INSTRUCTIONS FOR THE TASK »
Take the line containing "Write the matplotlib code for this chart." as the first line and the line containing "import matplotlib.pyplot as plt" as the last, and output that span verbatim without any images.

MATERIALS PROVIDED »
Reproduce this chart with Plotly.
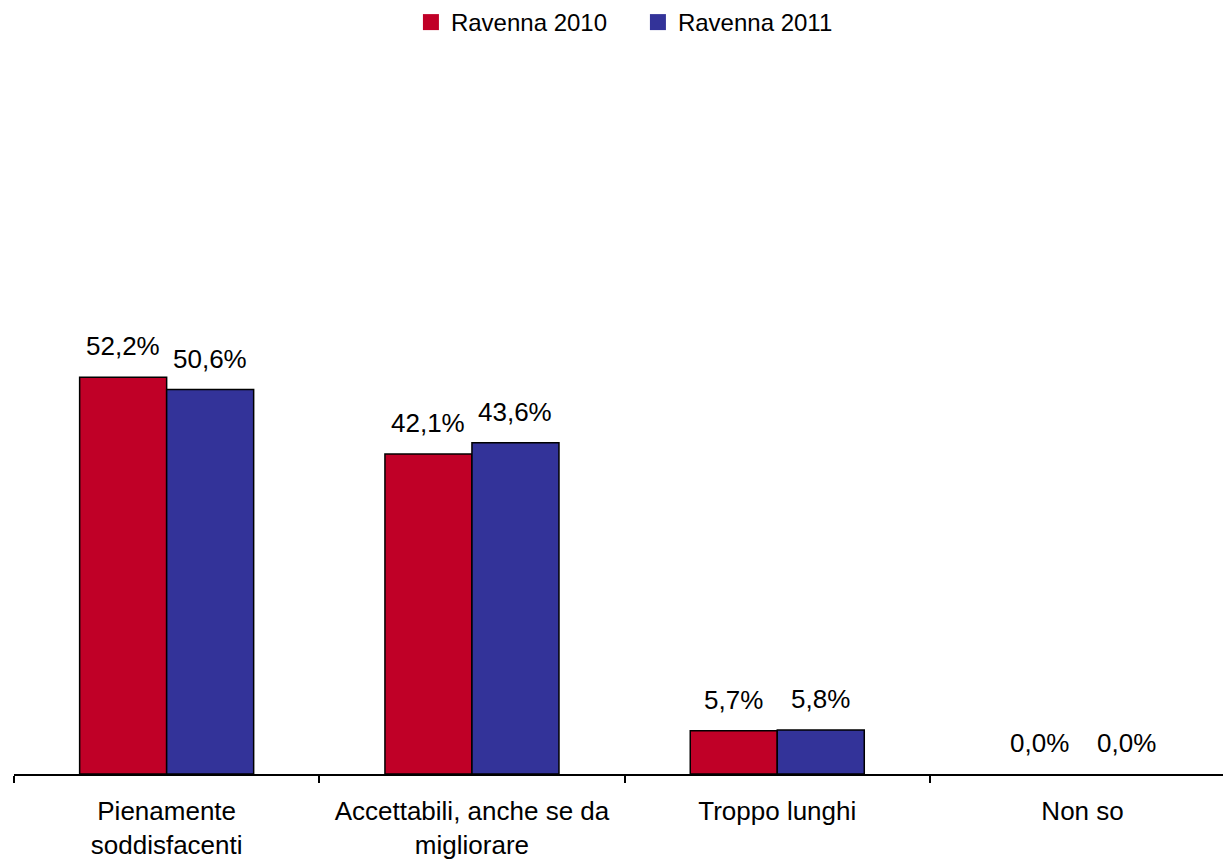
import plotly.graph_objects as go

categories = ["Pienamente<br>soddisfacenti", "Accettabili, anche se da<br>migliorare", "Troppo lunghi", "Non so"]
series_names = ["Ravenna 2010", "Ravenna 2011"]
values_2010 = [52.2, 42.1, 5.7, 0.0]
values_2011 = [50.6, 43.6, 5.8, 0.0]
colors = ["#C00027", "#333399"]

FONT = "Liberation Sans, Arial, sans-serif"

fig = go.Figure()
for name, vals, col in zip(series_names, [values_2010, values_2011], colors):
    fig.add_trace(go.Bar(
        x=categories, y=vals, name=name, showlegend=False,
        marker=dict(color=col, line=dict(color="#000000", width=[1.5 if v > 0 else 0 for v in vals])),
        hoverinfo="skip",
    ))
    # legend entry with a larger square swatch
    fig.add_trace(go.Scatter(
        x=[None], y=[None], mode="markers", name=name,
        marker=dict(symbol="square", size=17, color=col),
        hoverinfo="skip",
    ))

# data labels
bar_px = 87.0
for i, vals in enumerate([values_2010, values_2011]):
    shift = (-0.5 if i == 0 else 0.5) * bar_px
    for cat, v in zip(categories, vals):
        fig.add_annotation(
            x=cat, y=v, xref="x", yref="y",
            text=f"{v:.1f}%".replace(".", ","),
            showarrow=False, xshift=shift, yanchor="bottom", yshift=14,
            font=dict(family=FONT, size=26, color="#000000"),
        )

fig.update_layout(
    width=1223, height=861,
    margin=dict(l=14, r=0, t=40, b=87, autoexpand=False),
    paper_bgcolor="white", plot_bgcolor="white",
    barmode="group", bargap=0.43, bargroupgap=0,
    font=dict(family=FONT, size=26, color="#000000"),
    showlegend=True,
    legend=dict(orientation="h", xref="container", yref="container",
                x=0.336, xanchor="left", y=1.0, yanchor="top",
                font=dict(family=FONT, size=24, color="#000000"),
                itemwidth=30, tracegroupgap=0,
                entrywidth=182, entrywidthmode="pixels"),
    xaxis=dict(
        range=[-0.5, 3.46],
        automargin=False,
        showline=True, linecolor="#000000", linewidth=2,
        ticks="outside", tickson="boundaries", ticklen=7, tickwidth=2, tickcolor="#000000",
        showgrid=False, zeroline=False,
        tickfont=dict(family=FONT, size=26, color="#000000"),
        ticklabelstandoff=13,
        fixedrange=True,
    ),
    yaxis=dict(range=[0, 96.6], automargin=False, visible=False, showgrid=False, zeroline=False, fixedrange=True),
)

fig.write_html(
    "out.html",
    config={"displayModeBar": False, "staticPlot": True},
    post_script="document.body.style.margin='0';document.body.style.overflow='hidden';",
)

--

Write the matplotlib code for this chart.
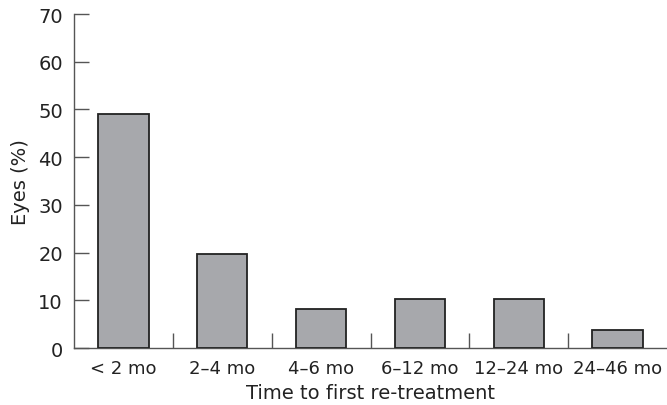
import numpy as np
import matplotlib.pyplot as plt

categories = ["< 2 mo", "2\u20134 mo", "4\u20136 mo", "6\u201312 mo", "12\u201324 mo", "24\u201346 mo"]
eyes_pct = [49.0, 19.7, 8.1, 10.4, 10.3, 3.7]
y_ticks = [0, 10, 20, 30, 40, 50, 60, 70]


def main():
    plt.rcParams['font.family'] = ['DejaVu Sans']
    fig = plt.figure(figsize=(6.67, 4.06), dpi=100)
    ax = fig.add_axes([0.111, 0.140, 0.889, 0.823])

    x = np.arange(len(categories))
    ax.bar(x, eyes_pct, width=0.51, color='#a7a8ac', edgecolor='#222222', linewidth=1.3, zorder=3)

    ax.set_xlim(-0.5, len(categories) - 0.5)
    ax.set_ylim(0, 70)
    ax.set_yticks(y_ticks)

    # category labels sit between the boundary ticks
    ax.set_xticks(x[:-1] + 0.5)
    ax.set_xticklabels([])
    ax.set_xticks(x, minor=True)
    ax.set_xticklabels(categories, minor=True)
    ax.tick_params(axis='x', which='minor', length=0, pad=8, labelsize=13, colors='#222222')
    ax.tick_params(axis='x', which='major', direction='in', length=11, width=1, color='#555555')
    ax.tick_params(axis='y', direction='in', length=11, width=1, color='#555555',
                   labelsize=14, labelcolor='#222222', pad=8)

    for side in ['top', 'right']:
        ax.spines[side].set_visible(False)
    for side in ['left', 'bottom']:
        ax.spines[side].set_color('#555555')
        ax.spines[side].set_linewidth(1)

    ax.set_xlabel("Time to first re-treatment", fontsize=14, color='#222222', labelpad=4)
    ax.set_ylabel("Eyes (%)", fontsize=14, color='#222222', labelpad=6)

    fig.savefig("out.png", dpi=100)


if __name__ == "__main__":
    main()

OUTPUT OF THE EXERCISE »
Write the matplotlib code for this chart.
import numpy as np
import matplotlib.pyplot as plt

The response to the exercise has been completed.